At present, the board can do little more than bide its time and hope the needed 246 consent forms eventually trickle in from the neighborhood. Until they do — and the board has set no time limit on the drive — the actual number of signed consent forms in its possession remains a closely guarded secret.
“We don’t see any need to share that information with anybody,” says Schwartz. “But we’re well on our way, I can tell you that.”
Whether or not Hiwan’s board reaches that goal, and whether or not Hiwan meets the legal definition of a Common Interest Community, the personal damage within one of Evergreen’s oldest and most respected neighborhoods is significant.
There’ve been so many hard words, angry e-mails and hurt feelings it may be difficult for once-friendly neighbors to simply bury the hatchet.
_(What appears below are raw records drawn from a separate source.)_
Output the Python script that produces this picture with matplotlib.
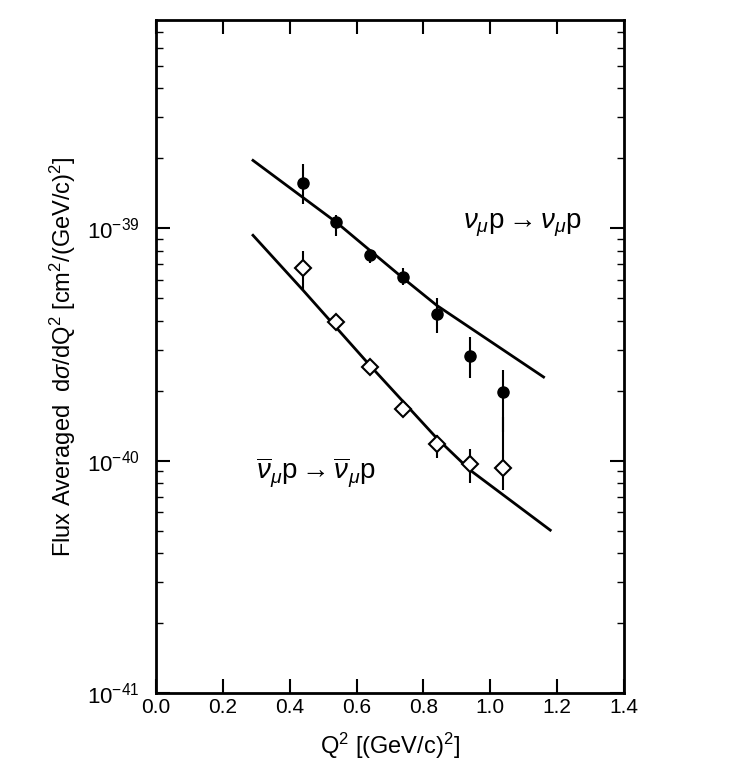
import matplotlib
matplotlib.use("Agg")
import matplotlib.pyplot as plt
import numpy as np

# data
q2 = [0.44, 0.54, 0.64, 0.74, 0.84, 0.94, 1.04]

nu_val = [1.56e-39, 1.06e-39, 7.66e-40, 6.2e-40, 4.27e-40, 2.81e-40, 1.97e-40]
nu_hi = [1.90e-39, 1.14e-39, 8.0e-40, 6.73e-40, 5.0e-40, 3.40e-40, 2.45e-40]
nu_lo = [1.27e-39, 9.3e-40, 7.1e-40, 5.69e-40, 3.53e-40, 2.26e-40, 1.33e-40]

nubar_val = [6.73e-40, 3.94e-40, 2.52e-40, 1.67e-40, 1.18e-40, 9.7e-41, 9.3e-41]
nubar_hi = [8.0e-40, 4.10e-40, 2.65e-40, 1.77e-40, 1.29e-40, 1.12e-40, 1.54e-40]
nubar_lo = [5.41e-40, 3.72e-40, 2.40e-40, 1.58e-40, 1.03e-40, 8.0e-41, 7.5e-41]

fit_nu_x = [0.29, 0.54, 0.74, 0.84, 1.16]
fit_nu_y = [1.96e-39, 1.06e-39, 6.09e-40, 4.66e-40, 2.29e-40]
fit_nubar_x = [0.29, 0.44, 0.64, 0.84, 0.94, 1.18]
fit_nubar_y = [9.33e-40, 5.41e-40, 2.57e-40, 1.25e-40, 9.1e-41, 5.02e-41]

yticks = [1e-41, 1e-40, 1e-39]
ytick_labels = [r'$10^{-41}$', r'$10^{-40}$', r'$10^{-39}$']
xticks = [0.0, 0.2, 0.4, 0.6, 0.8, 1.0, 1.2, 1.4]

plt.rcParams['font.family'] = 'Liberation Sans'
plt.rcParams['mathtext.fontset'] = 'custom'
plt.rcParams['mathtext.rm'] = 'Liberation Sans'
plt.rcParams['mathtext.it'] = 'Liberation Sans:italic'

fig = plt.figure(figsize=(7.47, 7.83), dpi=100)
ax = fig.add_axes([0.209, 0.115, 0.626, 0.859])

ax.plot(fit_nu_x, fit_nu_y, 'k-', lw=2)
ax.plot(fit_nubar_x, fit_nubar_y, 'k-', lw=2)

def errs(v, lo, hi):
    v = np.array(v); return [v - np.array(lo), np.array(hi) - v]

ax.errorbar(q2, nu_val, yerr=errs(nu_val, nu_lo, nu_hi), fmt='o', color='k',
            ms=8, elinewidth=1.5, capsize=0)
ax.errorbar(q2, nubar_val, yerr=errs(nubar_val, nubar_lo, nubar_hi), fmt='D',
            mfc='white', mec='k', ecolor='k', ms=8, mew=1.5, elinewidth=1.5, capsize=0, zorder=3)

ax.text(0.92, 1.0e-39, r'$\nu_\mu$p$\rightarrow\nu_\mu$p', fontsize=20)
ax.text(0.30, 8.3e-41, r'$\overline{\nu}_\mu$p$\rightarrow\overline{\nu}_\mu$p', fontsize=20)

ax.set_yscale('log')
ax.set_xlim(0, 1.4)
ax.set_ylim(1e-41, 10 ** -38.105)
ax.set_xticks(xticks)
ax.set_xticklabels(['%.1f' % t for t in xticks], fontsize=15)
ax.set_yticks(yticks)
ax.set_yticklabels(ytick_labels, fontsize=16)
ax.tick_params(which='both', direction='in', top=True, right=True)
ax.tick_params(which='major', length=10, width=1.5)
ax.tick_params(axis='y', which='major', pad=12)
ax.tick_params(which='minor', length=5, width=1)
for s in ax.spines.values():
    s.set_linewidth(2)

ax.set_xlabel(r'Q$^2$ [(GeV/c)$^2$]', fontsize=17, labelpad=10)
ax.set_ylabel(r'Flux Averaged  d$\sigma$/dQ$^2$ [cm$^2$/(GeV/c)$^2$]', fontsize=17, labelpad=6)

fig.savefig('out.png', dpi=100)
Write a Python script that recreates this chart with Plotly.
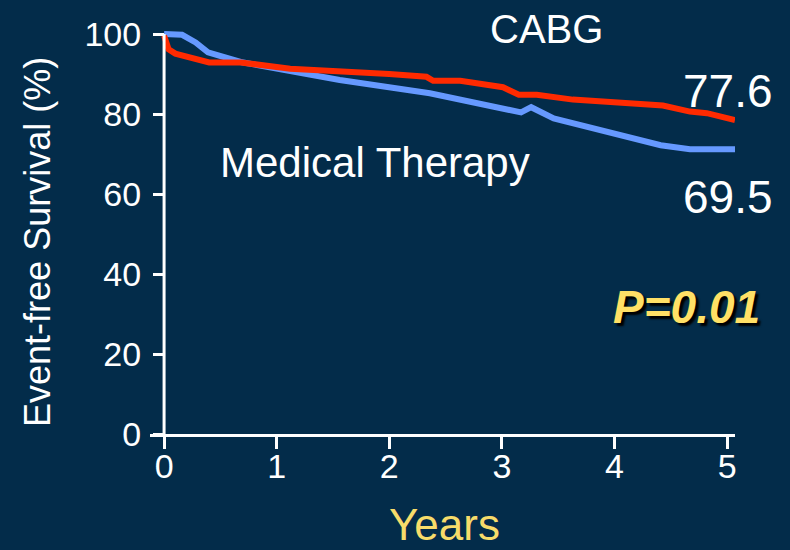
import plotly.graph_objects as go

# Data
med_years = [0, 0.16, 0.28, 0.39, 0.68, 1.56, 2.36, 3.01, 3.17, 3.26, 3.46, 4.41, 4.67, 5.07]
med_surv = [100, 99.8, 97.9, 95.4, 93.0, 88.5, 85.2, 81.4, 80.4, 81.7, 78.9, 72.2, 71.2, 71.2]

cabg_years = [0, 0.04, 0.1, 0.4, 0.68, 1.12, 2.0, 2.33, 2.39, 2.63, 3.01, 3.15, 3.31, 3.61, 3.63, 4.43, 4.67, 4.82, 5.07]
cabg_surv = [99.6, 96.2, 95.1, 92.9, 92.9, 91.3, 90.0, 89.3, 88.3, 88.3, 86.7, 84.8, 84.8, 83.9, 83.6, 82.1, 80.6, 80.2, 78.5]

x_ticks = [0, 1, 2, 3, 4, 5]
y_ticks = [0, 20, 40, 60, 80, 100]

BG = "#032c4a"
FONT = "Liberation Sans, Arial, sans-serif"

fig = go.Figure()
fig.add_trace(go.Scatter(x=med_years, y=med_surv, mode="lines",
                         line=dict(color="#6699ff", width=6), name="Medical Therapy"))
fig.add_trace(go.Scatter(x=cabg_years, y=cabg_surv, mode="lines",
                         line=dict(color="#ff2a00", width=6), name="CABG"))

fig.add_shape(type="line", x0=0, x1=0, y0=0, y1=100, xref="x", yref="y",
              line=dict(color="white", width=3), layer="above")

ann = [
    dict(x=3.40, y=101.2, text="CABG", size=40, color="white"),
    dict(x=5.01, y=85.7, text="77.6", size=46, color="white"),
    dict(x=1.874, y=68.0, text="Medical Therapy", size=42, color="white"),
    dict(x=5.01, y=59.2, text="69.5", size=46, color="white"),
]
for a in ann:
    fig.add_annotation(x=a["x"], y=a["y"], xref="x", yref="y", text=a["text"],
                       showarrow=False, xanchor="center", yanchor="middle",
                       font=dict(family=FONT, size=a["size"], color=a["color"]))

fig.add_annotation(x=4.64, y=31.8, xref="x", yref="y", text="<b><i>P=0.01</i></b>",
                   showarrow=False, xanchor="center", yanchor="middle",
                   font=dict(family=FONT, size=46, color="#ffe066",
                             shadow="3px 3px 2px #000000"))

fig.add_annotation(x=0.504, y=-0.222, xref="paper", yref="paper", text="Years",
                   showarrow=False, xanchor="center", yanchor="middle",
                   font=dict(family=FONT, size=44, color="#f7dc6a"))

fig.add_annotation(x=-0.1915, y=0.473, xref="paper", yref="paper", text="Event-free Survival (%)",
                   textangle=-90, showarrow=False, xanchor="center", yanchor="middle",
                   font=dict(family=FONT, size=36, color="white"))

fig.update_layout(
    width=790, height=550,
    paper_bgcolor=BG, plot_bgcolor=BG,
    margin=dict(l=150, r=55, t=28, b=116),
    showlegend=False,
    xaxis=dict(range=[-0.125, 5.07], tickvals=x_ticks, ticktext=[str(v) for v in x_ticks],
               showgrid=False, zeroline=False, showline=True, linecolor="white", linewidth=3,
               ticks="outside", ticklen=12, tickwidth=3, tickcolor="white",
               ticklabelstandoff=-12,
               tickfont=dict(family=FONT, size=34, color="white")),
    yaxis=dict(range=[0, 101.5], tickvals=y_ticks, ticktext=[str(v) for v in y_ticks],
               anchor="free", position=14 / 585,
               showgrid=False, zeroline=False, showline=False,
               ticks="outside", ticklen=11, tickwidth=3, tickcolor="white",
               ticklabelstandoff=5,
               tickfont=dict(family=FONT, size=34, color="white")),
)

fig.write_html("out.html", config={"displayModeBar": False},
               post_script="document.body.style.margin='0';document.body.style.background='" + BG + "';")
And if the fighting’s been furious, at times, it’s because the conflict swirling around Hiwan Country Club isn’t really about consent forms, or covenants, or even pop-up trailers. It’s about the ultimate purpose and proper role of the HHA board.
“Our position is that our board has a fiduciary responsibility to maintain the ambience, appearance and value of the community in the broadest possible sense,” McClintock says. “Our lawyers say we’re a CIC, and I’m satisfied that we are.”
“I think it’s the fiduciary responsibility of this board to explore both sides of the issue, educate the homeowners, and do what’s right for everybody,” says Wiesner. “Right now, they’re acting like they’re the only ones who know what’s right and hiding behind their lawyers.”
“I think it’s this board’s fiduciary responsibility to protect the sense of community that Hiwan’s always had, and instead they’re creating fear and mistrust,” says Hicks. “It’s not right that we have to go through all this just to find out what they’re doing. It’s not too much to expect a little transparency from your HOA.”